Jackson was also able to get in touch with Hutton, who provided some details about how things went down.

“I know there were times I was negative, but I thought those times were called for,” he said. “Ninety percent of what I said was positive. I tried not to be a homer, but you could tell I wanted the Marlins to do well.”

After being told that his salary wasn’t a factor in the decision, Hutton suspected that his candid, blunt analysis might be the impetus for his ouster.

So after learning his fate on Monday, he asked that question – whether they thought he was too negative — to both a Fox producer (at a meeting at Starbucks) and the Marlins’ vice president/communications (by phone).

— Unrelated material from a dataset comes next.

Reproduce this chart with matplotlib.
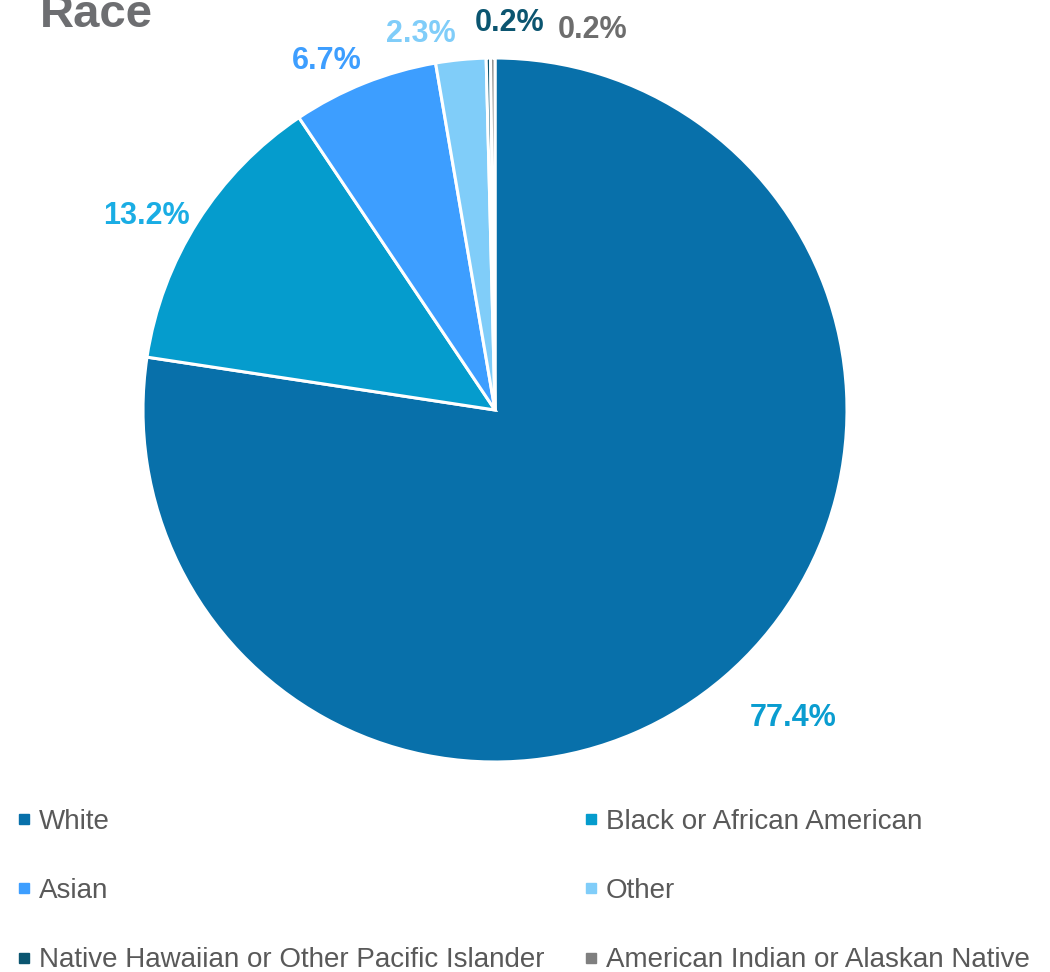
import matplotlib.pyplot as plt
from matplotlib.lines import Line2D

plt.rcParams['font.family'] = ['Liberation Sans', 'DejaVu Sans']

races = ["White", "Black or African American", "Asian", "Other",
         "Native Hawaiian or Other Pacific Islander", "American Indian or Alaskan Native"]
shares = [77.4, 13.2, 6.7, 2.3, 0.2, 0.2]
pct_labels = ["77.4%", "13.2%", "6.7%", "2.3%", "0.2%", "0.2%"]

slice_colors = ["#0870AA", "#059CCD", "#3D9EFF", "#80CDF9", "#0B5570", "#7F7F7F"]
label_colors = ["#0A9DD0", "#1AADE4", "#3D9EFF", "#80CDF9", "#0B5570", "#6D6D6D"]
# where Excel put each data label, in units of the pie radius
label_pos = [(0.847, -0.875), (-0.989, 0.551), (-0.477, 0.991),
             (-0.210, 1.068), (0.040, 1.099), (0.278, 1.079)]

fig = plt.figure(figsize=(10.5, 9.72), dpi=100)
ax = fig.add_axes([143 / 1050, 210 / 972, 704 / 1050, 704 / 972])

wedges, _ = ax.pie(shares, colors=slice_colors, startangle=90, counterclock=False,
                   radius=1, wedgeprops=dict(edgecolor="white", linewidth=2.2))
ax.set_xlim(-1, 1)
ax.set_ylim(-1, 1)
ax.set_aspect("equal")
ax.axis("off")

for (x, y), txt, c in zip(label_pos, pct_labels, label_colors):
    ax.text(x, y, txt, ha="center", va="center", fontsize=22, fontweight="bold",
            color=c, clip_on=False)

fig.text(40 / 1050, 1 - 27 / 972, "Race", fontsize=34, fontweight="bold",
         color="#6D6E71", ha="left", va="baseline")

handles = [Line2D([], [], marker="s", linestyle="none", markersize=7,
                  markerfacecolor=c, markeredgecolor=c) for c in slice_colors]
# ncol=2 fills column by column, so reorder to get row-wise layout
order = [0, 2, 4, 1, 3, 5]
leg = fig.legend([handles[i] for i in order], [races[i] for i in order],
                 ncol=2, loc="upper left", bbox_to_anchor=(10 / 1050, 1 - 803 / 972),
                 frameon=False, fontsize=20, handlelength=0.6, handletextpad=0.25,
                 columnspacing=1.35, labelspacing=1.56, borderaxespad=0,
                 borderpad=0.2)
for t in leg.get_texts():
    t.set_color("#595959")

fig.savefig("out.png", dpi=100)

He said the question was met with silence by both executives.

“I couldn’t get a yes or a no,” he said.

Hutton said there were three incident in recent years where he was told the Marlins were uncomfortable with something he said. He disclosed one example where he was exasperated at the ballpark’s dimensions after former catcher John Buck flew out to the warning track for the final out of a game. He was told by a Marlins vice president after the game that Loria prefer he not talk about the ballpark’s dimensions. Of course, the team is moving in the fences this winter.

To be clear, Hutton said he was told it was a “mutual decision” between the Marlins and FOX to let him go, but Jackson’s source hears that the concern about his “negativity” came from the team.

Hey, do you know the best way to prevent “negative” talk about your team? Fielding a winning baseball team without a dysfunctional ownership and front office. Crazy idea, I know, but it could be cool?